The EM algorithm iteratively performs the following two steps until convergence. In the $k$-th iteration:

E-step: Let $\theta_k$ be the current parameter estimate. Compute $$q(Z)=p(Z|X,\theta_k)=\frac{p(Z,X|\theta_k)}{p(X|\theta_k)}.$$

For GMM, we have $\theta=\{\pi_c,\mu_c,\sigma_c\}_{c=1}^k$, so when $Z=c,X=x_i$, it's

\[r_{ic}=\frac{\pi_{c}\mathcal{N}(x_i;\mu_{c},\sigma_{c})}{\sum_{c'} \pi_{c'} \mathcal{N}(x_i;\mu_{c'},\sigma_{c'})}. \]

M-step: We fix $q(Z)$ and optimize $\theta$ to maximize $Q(\theta|\theta_k)$. That is, minimize

\[\sum_i\sum_c r_{ic}\log \left(\pi_c\mathcal{N}(x_i;\mu_c,\sigma_c)\right). \]

Let $m_c=\sum_i r_{ic}$ and $m=\sum_c m_c$. Solving the optimization problem gives

\[\begin{align*} \pi_c=&\ \frac{m_c}{m},\\ \mu_c=&\ \frac{1}{m_c}\sum_i r_{ic} x_i,\\ \sigma_c=&\ \frac{1}{m_c}\sum_i r_{ic}(x_i-\mu_c)^2. \end{align*} \]

Hidden Markov Model

Given a sentence, we want to identify the grammatical category of each word. We can use HMM to model the problem. Let $O$ be the observed words, and $Q$ be the hidden states (grammatical categories). The model parameters include:

Initial state distribution: $\pi_i=p(q_1=i)$;
State transition distribution: $a_{ij}=p(q_{t+1}=j|q_t=i)$;
Emission distribution: $b_i(o_t)=p(o_t|q_t=i)$.

If we're given the parameters $A,B,\pi$, we can calculate the probability of an observation sequence $O$ using the forward algorithm, and we can find the most likely hidden state sequence $Q$ using the Viterbi algorithm. They both use dynamic programming.

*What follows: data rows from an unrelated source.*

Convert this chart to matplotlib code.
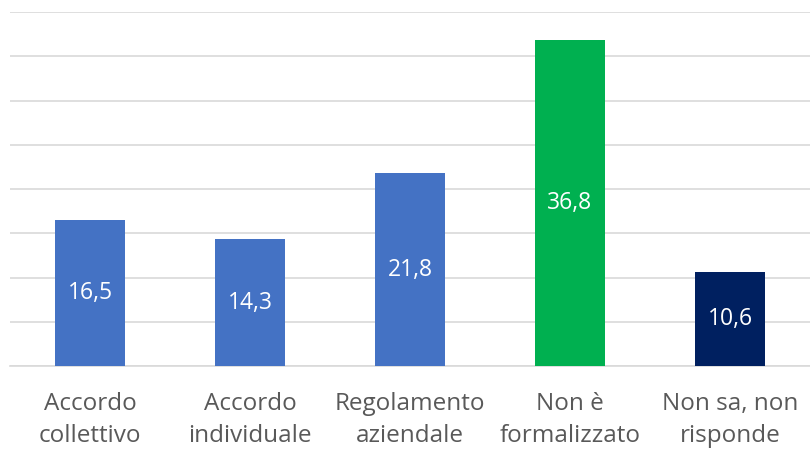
import matplotlib
matplotlib.use("Agg")
import matplotlib.pyplot as plt

categories = ["Accordo\ncollettivo", "Accordo\nindividuale", "Regolamento\naziendale",
              "Non è\nformalizzato", "Non sa, non\nrisponde"]
values = [16.5, 14.3, 21.8, 36.8, 10.6]
colors = ["#4472C4", "#4472C4", "#4472C4", "#00B050", "#002060"]

plt.rcParams["font.family"] = ["Open Sans", "DejaVu Sans"]

fig = plt.figure(figsize=(8.10, 4.49), dpi=100)
ax = fig.add_axes([10 / 810, (449 - 366) / 449, 800 / 810, (366 - 12) / 449])

xs = range(len(categories))
bars = ax.bar(xs, values, width=0.44, color=colors, zorder=3)

for x, v in zip(xs, values):
    ax.text(x, v / 2, f"{v:.1f}".replace(".", ","), ha="center", va="center",
            color="white", fontsize=16.5, zorder=4)

ax.set_xlim(-0.5, len(categories) - 0.5)
ax.set_ylim(0, 40)
ax.set_yticks(range(0, 41, 5))
ax.yaxis.grid(True, color="#D9D9D9", linewidth=1.2, zorder=0)
ax.tick_params(axis="y", left=False, labelleft=False)
ax.tick_params(axis="x", length=0, pad=19)
ax.set_xticks(list(xs))
ax.set_xticklabels(categories, fontsize=17.5, color="#595959", linespacing=1.42)
for side in ("top", "right", "left"):
    ax.spines[side].set_visible(False)
ax.spines["bottom"].set_color("#D9D9D9")
ax.spines["bottom"].set_linewidth(1.2)

fig.savefig("out.png", dpi=100)
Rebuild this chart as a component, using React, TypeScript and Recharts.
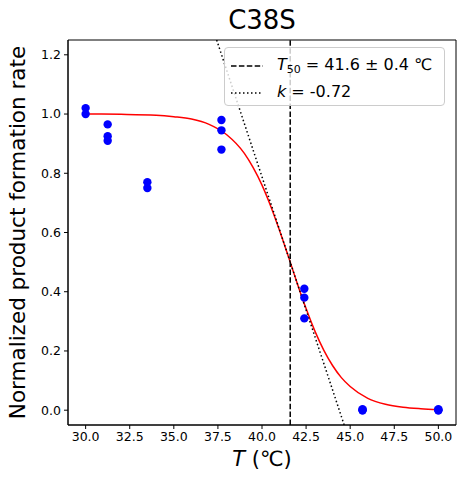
import React from 'react';
import {
  ComposedChart,
  Scatter,
  Line,
  XAxis,
  YAxis,
  ReferenceLine,
  ReferenceArea,
} from 'recharts';

// Measured points: temperature (°C) and normalized product formation rate
const measuredTemps = [30, 30, 31.25, 31.25, 31.25, 33.5, 33.5, 37.7, 37.7, 37.7, 42.4, 42.4, 42.4, 45.7, 45.7, 45.7, 50, 50, 50];
const measuredRates = [1.02, 1.0, 0.965, 0.925, 0.91, 0.77, 0.75, 0.98, 0.945, 0.88, 0.41, 0.38, 0.31, 0.003, 0.0, 0.0, 0.003, 0.0, 0.0];

// Fitted sigmoid curve
const fitTemps = [30, 32, 34, 35, 36, 37, 38, 39, 39.5, 40, 40.5, 41, 41.6, 42, 42.5, 43, 43.5, 44, 44.5, 45, 46, 47, 48, 49, 50];
const fitRates = [1.0, 0.999, 0.996, 0.991, 0.983, 0.965, 0.93, 0.867, 0.819, 0.76, 0.688, 0.606, 0.5, 0.428, 0.343, 0.267, 0.203, 0.151, 0.11, 0.08, 0.04, 0.02, 0.01, 0.005, 0.002];

// Tangent line at T50 (slope k/4)
const tangentTemps = [37.43, 44.66];
const tangentRates = [1.25, -0.05];

const T50 = 41.6;

const xTicks = [30, 32.5, 35, 37.5, 40, 42.5, 45, 47.5, 50];
const yTicks = [0, 0.2, 0.4, 0.6, 0.8, 1.0, 1.2];
const xDomain = [29, 51];
const yDomain = [-0.05, 1.25];

const scatterData = measuredTemps.map((x, i) => ({ x, y: measuredRates[i] }));
const fitData = fitTemps.map((x, i) => ({ x, y: fitRates[i] }));
const tangentData = tangentTemps.map((x, i) => ({ x, y: tangentRates[i] }));

const FONT = '"DejaVu Sans", sans-serif';

const Dot = (props: any) => {
  const { cx, cy } = props;
  if (cx == null || cy == null) return null;
  return <circle cx={cx} cy={cy} r={4.2} fill="#0000ff" />;
};

const XLabel = (props: any) => {
  const vb = props.viewBox || {};
  const cx = (vb.x ?? 68) + (vb.width ?? 388) / 2;
  const y = (vb.y ?? 425) + 41;
  return (
    <text x={cx} y={y} textAnchor="middle" fontSize={21} fontFamily={FONT} fill="#000">
      <tspan fontStyle="italic">T</tspan>
      <tspan> (℃)</tspan>
    </text>
  );
};

const YLabel = (props: any) => {
  const vb = props.viewBox || {};
  const cy = (vb.y ?? 40) + (vb.height ?? 385) / 2;
  const x = 25;
  return (
    <text
      x={x}
      y={cy}
      textAnchor="middle"
      fontSize={21.5}
      fontFamily={FONT}
      fill="#000"
      transform={`rotate(-90, ${x}, ${cy})`}
    >
      Normalized product formation rate
    </text>
  );
};

export default function App() {
  return (
    <div style={{ position: 'absolute', left: 0, top: 0, width: 464, height: 487, background: '#fff', fontFamily: FONT }}>
      <ComposedChart
        width={464}
        height={487}
        margin={{ top: 40, right: 8, bottom: 0, left: 0 }}
      >
        <XAxis
          dataKey="x"
          type="number"
          domain={xDomain}
          ticks={xTicks}
          allowDataOverflow
          tickFormatter={(v: number) => v.toFixed(1)}
          tickSize={4}
          tickMargin={3}
          height={62}
          stroke="#000"
          tick={{ fill: '#000', fontSize: 12.5, fontFamily: FONT }}
          label={<XLabel />}
        />
        <YAxis
          dataKey="y"
          type="number"
          domain={yDomain}
          ticks={yTicks}
          allowDataOverflow
          tickFormatter={(v: number) => v.toFixed(1)}
          tickSize={4}
          tickMargin={3}
          width={68}
          stroke="#000"
          tick={{ fill: '#000', fontSize: 12.5, fontFamily: FONT }}
          label={<YLabel />}
        />
        <Scatter data={scatterData} dataKey="y" shape={<Dot />} isAnimationActive={false} />
        <Line
          data={fitData}
          dataKey="y"
          type="monotone"
          stroke="#ff0000"
          strokeWidth={1.5}
          dot={false}
          activeDot={false}
          isAnimationActive={false}
        />
        <ReferenceLine
          x={T50}
          stroke="#000"
          strokeWidth={1.5}
          strokeDasharray="5.5 2.4"
        />
        <Line
          data={tangentData}
          dataKey="y"
          type="linear"
          stroke="#000"
          strokeWidth={1.5}
          strokeDasharray="1.5 2.5"
          dot={false}
          activeDot={false}
          isAnimationActive={false}
        />
        <ReferenceArea
          x1={xDomain[0]}
          x2={xDomain[1]}
          y1={yDomain[0]}
          y2={yDomain[1]}
          fill="none"
          fillOpacity={0}
          stroke="#000"
          strokeWidth={1}
        />
      </ComposedChart>

      {/* Title */}
      <div
        style={{
          position: 'absolute',
          left: 68,
          width: 388,
          top: 4,
          textAlign: 'center',
          fontSize: 26,
          lineHeight: '32px',
          color: '#000',
        }}
      >
        C38S
      </div>

      {/* Legend */}
      <div
        style={{
          position: 'absolute',
          left: 224,
          top: 47,
          width: 221,
          height: 59,
          border: '1px solid #cccccc',
          borderRadius: 4,
          background: 'rgba(255,255,255,0.8)',
          boxSizing: 'border-box',
          fontSize: 16,
          color: '#000',
        }}
      >
        <svg style={{ position: 'absolute', left: 5, top: 16 }} width={34} height={4}>
          <line x1={1} y1={2} x2={33} y2={2} stroke="#000" strokeWidth={1.5} strokeDasharray="5.5 2.4" />
        </svg>
        <div style={{ position: 'absolute', left: 52, top: 7, lineHeight: '20px', whiteSpace: 'nowrap' }}>
          <i>T</i>
          <sub style={{ fontSize: 11, verticalAlign: '-3px' }}>50</sub> = 41.6 ± 0.4 ℃
        </div>
        <svg style={{ position: 'absolute', left: 5, top: 43 }} width={34} height={4}>
          <line x1={1} y1={2} x2={33} y2={2} stroke="#000" strokeWidth={1.5} strokeDasharray="1.5 2.5" />
        </svg>
        <div style={{ position: 'absolute', left: 52, top: 34, lineHeight: '20px', whiteSpace: 'nowrap' }}>
          <i>k</i> = -0.72
        </div>
      </div>
    </div>
  );
}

Thus, for supervised learning, we just need to count & normalize; for unsupervised learning, we can use the EM algorithm with $Q$ as hidden states.

N-gram

A Language Model assigns a probability of any sequence of words. That is,

\[\sum_{W\in V^*} p(W)=1. \]

A good LM should put high probability to more "likely" sentences.

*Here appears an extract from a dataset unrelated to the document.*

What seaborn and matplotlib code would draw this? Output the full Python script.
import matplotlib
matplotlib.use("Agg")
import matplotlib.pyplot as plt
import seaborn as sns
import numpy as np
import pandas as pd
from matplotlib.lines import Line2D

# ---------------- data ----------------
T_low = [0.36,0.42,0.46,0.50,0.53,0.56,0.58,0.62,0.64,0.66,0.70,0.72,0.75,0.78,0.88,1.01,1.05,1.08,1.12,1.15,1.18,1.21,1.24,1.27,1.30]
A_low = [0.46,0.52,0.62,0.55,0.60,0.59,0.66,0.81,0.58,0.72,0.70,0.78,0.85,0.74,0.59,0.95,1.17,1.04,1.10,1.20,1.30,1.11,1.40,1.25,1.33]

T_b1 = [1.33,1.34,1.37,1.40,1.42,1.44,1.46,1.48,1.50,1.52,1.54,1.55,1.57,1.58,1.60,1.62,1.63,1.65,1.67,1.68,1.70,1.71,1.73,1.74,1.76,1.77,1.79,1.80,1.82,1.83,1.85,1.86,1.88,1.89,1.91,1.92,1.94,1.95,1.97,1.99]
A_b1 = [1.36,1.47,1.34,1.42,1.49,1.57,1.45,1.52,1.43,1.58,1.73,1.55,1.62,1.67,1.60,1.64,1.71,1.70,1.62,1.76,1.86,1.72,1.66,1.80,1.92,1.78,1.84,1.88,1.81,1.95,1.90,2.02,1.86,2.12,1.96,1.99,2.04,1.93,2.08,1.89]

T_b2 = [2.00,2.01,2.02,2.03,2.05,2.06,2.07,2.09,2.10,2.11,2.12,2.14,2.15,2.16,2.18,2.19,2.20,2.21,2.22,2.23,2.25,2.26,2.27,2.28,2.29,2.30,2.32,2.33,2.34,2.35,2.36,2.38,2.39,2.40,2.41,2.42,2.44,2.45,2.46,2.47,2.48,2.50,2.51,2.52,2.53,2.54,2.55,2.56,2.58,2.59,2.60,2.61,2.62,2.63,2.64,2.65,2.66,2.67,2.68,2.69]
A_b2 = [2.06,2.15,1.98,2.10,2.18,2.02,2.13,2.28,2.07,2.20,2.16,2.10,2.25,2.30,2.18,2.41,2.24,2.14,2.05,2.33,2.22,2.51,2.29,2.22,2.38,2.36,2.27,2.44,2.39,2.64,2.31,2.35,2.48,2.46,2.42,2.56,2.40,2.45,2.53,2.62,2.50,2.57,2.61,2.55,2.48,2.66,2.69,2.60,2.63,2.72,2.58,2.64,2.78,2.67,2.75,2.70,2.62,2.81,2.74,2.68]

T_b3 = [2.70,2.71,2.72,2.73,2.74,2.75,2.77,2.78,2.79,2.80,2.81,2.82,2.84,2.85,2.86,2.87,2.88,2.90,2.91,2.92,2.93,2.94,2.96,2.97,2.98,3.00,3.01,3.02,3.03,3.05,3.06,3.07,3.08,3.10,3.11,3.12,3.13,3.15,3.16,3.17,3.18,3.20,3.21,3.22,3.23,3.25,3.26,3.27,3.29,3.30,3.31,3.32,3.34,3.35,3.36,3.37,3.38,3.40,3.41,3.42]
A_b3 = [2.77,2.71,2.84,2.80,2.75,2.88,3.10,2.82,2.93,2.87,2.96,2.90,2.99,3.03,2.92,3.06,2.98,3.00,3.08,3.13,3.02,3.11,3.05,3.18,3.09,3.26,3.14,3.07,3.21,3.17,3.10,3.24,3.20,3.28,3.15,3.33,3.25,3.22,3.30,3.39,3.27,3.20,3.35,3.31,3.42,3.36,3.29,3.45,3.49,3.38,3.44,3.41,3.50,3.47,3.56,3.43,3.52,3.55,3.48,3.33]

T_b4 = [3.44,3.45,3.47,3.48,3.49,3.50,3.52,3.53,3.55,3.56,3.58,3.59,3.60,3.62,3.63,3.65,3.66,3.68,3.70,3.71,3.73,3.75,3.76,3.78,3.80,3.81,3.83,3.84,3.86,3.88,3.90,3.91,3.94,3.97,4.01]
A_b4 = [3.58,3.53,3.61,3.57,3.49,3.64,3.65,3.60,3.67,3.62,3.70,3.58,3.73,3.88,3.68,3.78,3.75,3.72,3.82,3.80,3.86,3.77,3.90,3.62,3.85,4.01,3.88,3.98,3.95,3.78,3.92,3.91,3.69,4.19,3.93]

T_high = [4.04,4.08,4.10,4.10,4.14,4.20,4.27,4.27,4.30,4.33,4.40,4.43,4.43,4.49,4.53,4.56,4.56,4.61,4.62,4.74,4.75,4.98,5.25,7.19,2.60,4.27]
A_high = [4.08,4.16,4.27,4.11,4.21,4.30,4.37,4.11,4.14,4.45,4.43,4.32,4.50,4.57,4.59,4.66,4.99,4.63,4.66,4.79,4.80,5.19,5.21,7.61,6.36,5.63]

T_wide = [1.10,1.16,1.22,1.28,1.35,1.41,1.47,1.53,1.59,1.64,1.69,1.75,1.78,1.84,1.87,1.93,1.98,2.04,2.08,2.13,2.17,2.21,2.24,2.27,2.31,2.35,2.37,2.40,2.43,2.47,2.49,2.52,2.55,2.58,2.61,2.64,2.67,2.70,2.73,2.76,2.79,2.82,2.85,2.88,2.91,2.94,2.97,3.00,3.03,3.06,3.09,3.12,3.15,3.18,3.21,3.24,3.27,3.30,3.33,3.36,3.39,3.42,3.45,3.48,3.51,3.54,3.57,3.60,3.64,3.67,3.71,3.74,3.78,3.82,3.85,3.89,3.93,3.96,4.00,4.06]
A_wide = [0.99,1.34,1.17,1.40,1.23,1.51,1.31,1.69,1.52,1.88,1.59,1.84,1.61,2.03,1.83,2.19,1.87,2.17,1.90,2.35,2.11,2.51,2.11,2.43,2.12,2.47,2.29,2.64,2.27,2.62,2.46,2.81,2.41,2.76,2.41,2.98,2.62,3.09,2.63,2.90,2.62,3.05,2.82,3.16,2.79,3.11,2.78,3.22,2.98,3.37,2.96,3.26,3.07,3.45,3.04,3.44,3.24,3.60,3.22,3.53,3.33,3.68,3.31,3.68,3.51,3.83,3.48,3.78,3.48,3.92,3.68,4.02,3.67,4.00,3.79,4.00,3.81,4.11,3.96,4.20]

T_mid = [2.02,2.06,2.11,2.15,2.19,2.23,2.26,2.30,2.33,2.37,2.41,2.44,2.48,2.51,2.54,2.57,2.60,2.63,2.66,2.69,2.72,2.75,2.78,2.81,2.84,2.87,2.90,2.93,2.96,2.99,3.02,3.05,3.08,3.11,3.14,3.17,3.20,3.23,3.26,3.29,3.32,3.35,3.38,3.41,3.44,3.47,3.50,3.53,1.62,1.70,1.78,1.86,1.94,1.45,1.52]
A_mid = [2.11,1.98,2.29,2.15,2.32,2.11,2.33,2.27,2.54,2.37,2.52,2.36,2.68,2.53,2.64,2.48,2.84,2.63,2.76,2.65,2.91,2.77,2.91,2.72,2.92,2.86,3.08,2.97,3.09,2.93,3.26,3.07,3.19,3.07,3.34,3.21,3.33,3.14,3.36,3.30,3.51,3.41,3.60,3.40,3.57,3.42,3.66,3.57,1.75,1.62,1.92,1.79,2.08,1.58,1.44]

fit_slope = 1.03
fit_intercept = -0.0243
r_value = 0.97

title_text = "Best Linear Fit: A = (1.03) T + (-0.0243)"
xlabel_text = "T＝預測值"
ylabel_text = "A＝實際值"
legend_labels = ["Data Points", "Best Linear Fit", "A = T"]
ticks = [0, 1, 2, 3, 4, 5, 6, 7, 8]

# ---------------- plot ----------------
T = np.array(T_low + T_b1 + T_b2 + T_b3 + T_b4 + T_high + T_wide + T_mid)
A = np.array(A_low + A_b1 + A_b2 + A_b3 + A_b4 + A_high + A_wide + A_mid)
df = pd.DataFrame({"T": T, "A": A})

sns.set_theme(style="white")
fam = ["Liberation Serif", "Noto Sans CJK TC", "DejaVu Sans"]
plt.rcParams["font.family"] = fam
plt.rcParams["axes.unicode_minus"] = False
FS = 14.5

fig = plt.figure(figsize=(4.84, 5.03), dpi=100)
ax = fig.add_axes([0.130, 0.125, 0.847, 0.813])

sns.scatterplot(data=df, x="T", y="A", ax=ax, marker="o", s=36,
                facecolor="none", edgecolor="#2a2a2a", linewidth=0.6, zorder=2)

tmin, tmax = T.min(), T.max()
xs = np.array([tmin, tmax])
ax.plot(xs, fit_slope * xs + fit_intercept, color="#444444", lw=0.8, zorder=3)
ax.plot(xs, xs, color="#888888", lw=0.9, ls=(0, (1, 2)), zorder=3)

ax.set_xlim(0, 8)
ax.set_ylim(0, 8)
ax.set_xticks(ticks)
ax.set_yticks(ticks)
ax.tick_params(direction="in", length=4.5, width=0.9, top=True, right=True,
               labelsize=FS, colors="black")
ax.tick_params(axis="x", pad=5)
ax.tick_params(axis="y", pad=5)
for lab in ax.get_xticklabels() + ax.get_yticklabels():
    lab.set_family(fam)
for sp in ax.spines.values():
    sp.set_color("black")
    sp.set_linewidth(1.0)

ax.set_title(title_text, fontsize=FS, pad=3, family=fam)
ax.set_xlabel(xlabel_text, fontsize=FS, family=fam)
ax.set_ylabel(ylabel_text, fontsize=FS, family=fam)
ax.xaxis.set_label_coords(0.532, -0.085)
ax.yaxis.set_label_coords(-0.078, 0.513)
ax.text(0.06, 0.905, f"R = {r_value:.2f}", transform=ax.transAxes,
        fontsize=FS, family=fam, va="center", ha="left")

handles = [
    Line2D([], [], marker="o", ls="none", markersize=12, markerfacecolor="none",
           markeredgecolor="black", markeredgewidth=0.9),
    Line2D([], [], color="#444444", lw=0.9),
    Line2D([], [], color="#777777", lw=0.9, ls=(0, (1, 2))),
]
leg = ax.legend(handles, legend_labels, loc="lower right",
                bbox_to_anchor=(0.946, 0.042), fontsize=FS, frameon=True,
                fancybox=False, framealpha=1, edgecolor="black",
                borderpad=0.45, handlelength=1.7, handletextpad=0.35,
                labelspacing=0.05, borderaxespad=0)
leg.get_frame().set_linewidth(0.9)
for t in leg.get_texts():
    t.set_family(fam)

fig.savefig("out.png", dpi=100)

Uni-gram LM: $P(w_1w_2\cdots w_T)=P(w_1)P(w_2)\cdots P(w_T).$
Bi-gram LM: $P(w_1w_2\cdots w_T)=P(w_1)P(w_2|w_1)P(w_3|w_2)\cdots P(w_T|w_{T-1}).$
Tri-gram LM: $P(w_1w_2\cdots w_T)=P(w_1)P(w_2|w_1)P(w_3|w_1w_2)\cdots P(w_T|w_{T-2}w_{T-1}).$
N-gram LM: $P(w_1w_2\cdots w_T)=\prod_{t=n}^T P(w_t|w_{t-(n-1)}\cdots w_{t-1}).$

There are two special tokens that are very useful in building a LM.

The end-of-sentence token: <eos>, tells where a sentence could end.
The out-of-vocabulary token: <unk>, replaces rare words (e.g., appearing only once in the training corpus).

In order to build a LM, we need to estimate the conditional probabilities $P(w_t|w_{t-(n-1)}\cdots w_{t-1})$. The straightforward way is to directly count & normalize. However, this would lead to the zero-frequency problem (cannot create new sentences). Ways to solve it:

Add-k smoothing: $$P(w_t|w_{t-(n-1)}\cdots w_{t-1})=\frac{\text{count}(w_{t-(n-1)}\cdots w_{t-1}w_t)+k}{\text{count}(w_{t-(n-1)}\cdots w_{t-1})+k|V|}.$$
Linear interpolation: $$P(w_t|w_{t-(n-1)}\cdots w_{t-1})=\lambda_n P(w_t|w_{t-(n-1)}\cdots w_{t-1})+\lambda_{n-1} P(w_t|w_{t-(n-2)}\cdots w_{t-1})+\cdots+\lambda_1 P(w_t),$$
where $\sum_{i=1}^n \lambda_i=1$.
Backoff: $$P(w_t|w_{t-(n-1)}\cdots w_{t-1})=\begin{cases} \frac{\text{count}(w_{t-(n-1)}\cdots w_{t-1}w_t)}{\text{count}(w_{t-(n-1)}\cdots w_{t-1})}, & \text{if } \text{count}(w_{t-(n-1)}\cdots w_{t})>0 \ \alpha(w_{t-(n-2)}\cdots w_{t-1})P(w_t|w_{t-(n-2)}\cdots w_{t-1}), & \text{otherwise} \end{cases},$$
where $\alpha(w_{t-(n-2)}\cdots w_{t-1})$ is a normalization factor.

Given a test set $W$, we define the LM's perplexity to be

\[PPL(W)=2^{-l},\text{ where }l=\frac{\log_2(P(W))}{\text{token_len}(W)}. \]

Perplexity cares more about diversity than quality.

Word2vec

In the LSA section, we obtained word vectors by decomposing the term-document matrix; In this section, we will talk about another approach based on prediction.

Skip-gram: learn representations that predict the context given a word.
CBOW (Continous Bag-of-Words): learn representations that predict a word given context.